---- MATERIAL PROVIDED

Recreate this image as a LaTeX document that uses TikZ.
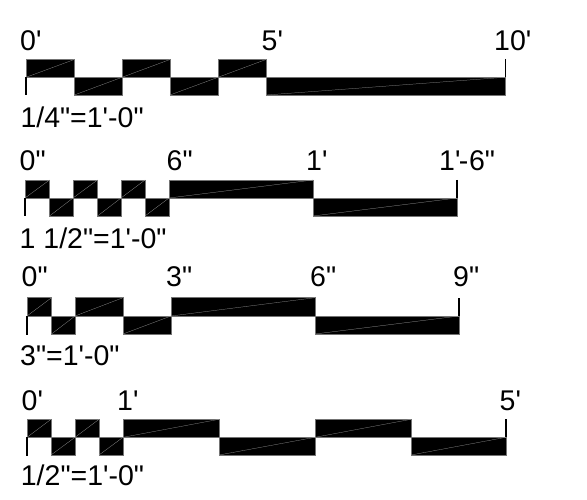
\documentclass[tikz,border=0pt]{standalone}
\usepackage{fontspec}
\newfontfamily\arialf{Liberation Sans}
\tikzset{
  cell/.style={fill=black,draw=black!55,line width=0.6pt},
  diag/.style={draw=white!60!black,line width=0.25pt},
  tick/.style={draw=black,line width=1.1pt},
  lab/.style={anchor=base west,inner sep=0pt,font=\arialf\fontsize{28.5}{29}\selectfont,text=black}
}
% #1 top y, #2 mid y, #3 bottom y, #4 list a/b/up(1)or down(0)
\newcommand\barcells[4]{%
  \foreach \a/\b/\u in {#4}{%
    \ifnum\u=1
      \path[cell] (\a,#1) rectangle (\b,#2);
      \path[diag] (\a,#2) -- (\b,#1);
    \else
      \path[cell] (\a,#2) rectangle (\b,#3);
      \path[diag] (\a,#3) -- (\b,#2);
    \fi
  }%
}
\begin{document}
\begin{tikzpicture}[x=1pt,y=-1pt]
\useasboundingbox (0,0) rectangle (587,500);
% row 1
\barcells{59.5}{77.3}{95}{26/74.3/1,74.3/122/0,122/170/1,170/218/0,218/266/1,266/505/0}
\coordinate (a0) at (26,77.3); \coordinate (a1) at (26,95.5);
\coordinate (a2) at (505.5,59); \coordinate (a3) at (505.5,77.3);
\draw[tick] (a0) -- (a1); \draw[tick] (a2) -- (a3);
\node[lab] (t1a) at (20,50.7) {0'};
\node[lab] (t1b) at (261.5,50.7) {5'};
\node[lab] (t1c) at (494,50.7) {10'};
\node[lab] (t1s) at (20.3,128) {1/4"=1'-0"};
% row 2
\barcells{180}{198}{216}{25/49.5/1,49.5/73/0,73/97.5/1,97.5/121/0,121/145/1,145/169/0,169/313/1,313/457/0}
\coordinate (b0) at (25,198); \coordinate (b1) at (25,216.5);
\coordinate (b2) at (457,180); \coordinate (b3) at (457,198);
\draw[tick] (b0) -- (b1); \draw[tick] (b2) -- (b3);
\node[lab] (t2a) at (19.5,171) {0"};
\node[lab] (t2b) at (166.5,171) {6"};
\node[lab] (t2c) at (306,171) {1'};
\node[lab] (t2d) at (439,171) {1'\kern-1.7pt-\kern0.8pt 6"};
\node[lab] (t2s) at (19.5,248) {1 1/2"=1'-0"};
% row 3
\barcells{297.7}{316}{334}{27/51.5/1,51.5/75/0,75/123/1,123/171/0,171/315/1,315/459/0}
\coordinate (c0) at (27,316); \coordinate (c1) at (27,334.5);
\coordinate (c2) at (459,298); \coordinate (c3) at (459,316);
\draw[tick] (c0) -- (c1); \draw[tick] (c2) -- (c3);
\node[lab] (t3a) at (21.5,287) {0"};
\node[lab] (t3b) at (166,287) {3"};
\node[lab] (t3c) at (310,287) {6"};
\node[lab] (t3d) at (453,287) {9"};
\node[lab] (t3s) at (20,365) {3"=1'-0"};
% row 4
\barcells{419.3}{437.3}{455}{27/51/1,51/75/0,75/99/1,99/123/0,123/219/1,219/315/0,315/411/1,411/506/0}
\coordinate (d0) at (27,437.3); \coordinate (d1) at (27,455.5);
\coordinate (d2) at (506,419); \coordinate (d3) at (506,437.3);
\draw[tick] (d0) -- (d1); \draw[tick] (d2) -- (d3);
\node[lab] (t4a) at (21.5,410.7) {0'};
\node[lab] (t4b) at (117,410.7) {1'};
\node[lab] (t4c) at (499.5,410.7) {5'};
\node[lab] (t4s) at (20.7,485) {1/2"=1'-0"};
\end{tikzpicture}
\end{document}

--------

TASK INSTRUCTIONS – Without the pictures, write out all of the material exactly.

REPLY TO THE TASK –
Recreate this image as a LaTeX document that uses TikZ.
\documentclass[tikz,border=0pt]{standalone}
\usepackage{fontspec}
\newfontfamily\arialf{Liberation Sans}
\tikzset{
  cell/.style={fill=black,draw=black!55,line width=0.6pt},
  diag/.style={draw=white!60!black,line width=0.25pt},
  tick/.style={draw=black,line width=1.1pt},
  lab/.style={anchor=base west,inner sep=0pt,font=\arialf\fontsize{28.5}{29}\selectfont,text=black}
}
% #1 top y, #2 mid y, #3 bottom y, #4 list a/b/up(1)or down(0)
\newcommand\barcells[4]{%
  \foreach \a/\b/\u in {#4}{%
    \ifnum\u=1
      \path[cell] (\a,#1) rectangle (\b,#2);
      \path[diag] (\a,#2) -- (\b,#1);
    \else
      \path[cell] (\a,#2) rectangle (\b,#3);
      \path[diag] (\a,#3) -- (\b,#2);
    \fi
  }%
}
\begin{document}
\begin{tikzpicture}[x=1pt,y=-1pt]
\useasboundingbox (0,0) rectangle (587,500);
% row 1
\barcells{59.5}{77.3}{95}{26/74.3/1,74.3/122/0,122/170/1,170/218/0,218/266/1,266/505/0}
\coordinate (a0) at (26,77.3); \coordinate (a1) at (26,95.5);
\coordinate (a2) at (505.5,59); \coordinate (a3) at (505.5,77.3);
\draw[tick] (a0) -- (a1); \draw[tick] (a2) -- (a3);
\node[lab] (t1a) at (20,50.7) {0'};
\node[lab] (t1b) at (261.5,50.7) {5'};
\node[lab] (t1c) at (494,50.7) {10'};
\node[lab] (t1s) at (20.3,128) {1/4"=1'-0"};
% row 2
\barcells{180}{198}{216}{25/49.5/1,49.5/73/0,73/97.5/1,97.5/121/0,121/145/1,145/169/0,169/313/1,313/457/0}
\coordinate (b0) at (25,198); \coordinate (b1) at (25,216.5);
\coordinate (b2) at (457,180); \coordinate (b3) at (457,198);
\draw[tick] (b0) -- (b1); \draw[tick] (b2) -- (b3);
\node[lab] (t2a) at (19.5,171) {0"};
\node[lab] (t2b) at (166.5,171) {6"};
\node[lab] (t2c) at (306,171) {1'};
\node[lab] (t2d) at (439,171) {1'\kern-1.7pt-\kern0.8pt 6"};
\node[lab] (t2s) at (19.5,248) {1 1/2"=1'-0"};
% row 3
\barcells{297.7}{316}{334}{27/51.5/1,51.5/75/0,75/123/1,123/171/0,171/315/1,315/459/0}
\coordinate (c0) at (27,316); \coordinate (c1) at (27,334.5);
\coordinate (c2) at (459,298); \coordinate (c3) at (459,316);
\draw[tick] (c0) -- (c1); \draw[tick] (c2) -- (c3);
\node[lab] (t3a) at (21.5,287) {0"};
\node[lab] (t3b) at (166,287) {3"};
\node[lab] (t3c) at (310,287) {6"};
\node[lab] (t3d) at (453,287) {9"};
\node[lab] (t3s) at (20,365) {3"=1'-0"};
% row 4
\barcells{419.3}{437.3}{455}{27/51/1,51/75/0,75/99/1,99/123/0,123/219/1,219/315/0,315/411/1,411/506/0}
\coordinate (d0) at (27,437.3); \coordinate (d1) at (27,455.5);
\coordinate (d2) at (506,419); \coordinate (d3) at (506,437.3);
\draw[tick] (d0) -- (d1); \draw[tick] (d2) -- (d3);
\node[lab] (t4a) at (21.5,410.7) {0'};
\node[lab] (t4b) at (117,410.7) {1'};
\node[lab] (t4c) at (499.5,410.7) {5'};
\node[lab] (t4s) at (20.7,485) {1/2"=1'-0"};
\end{tikzpicture}
\end{document}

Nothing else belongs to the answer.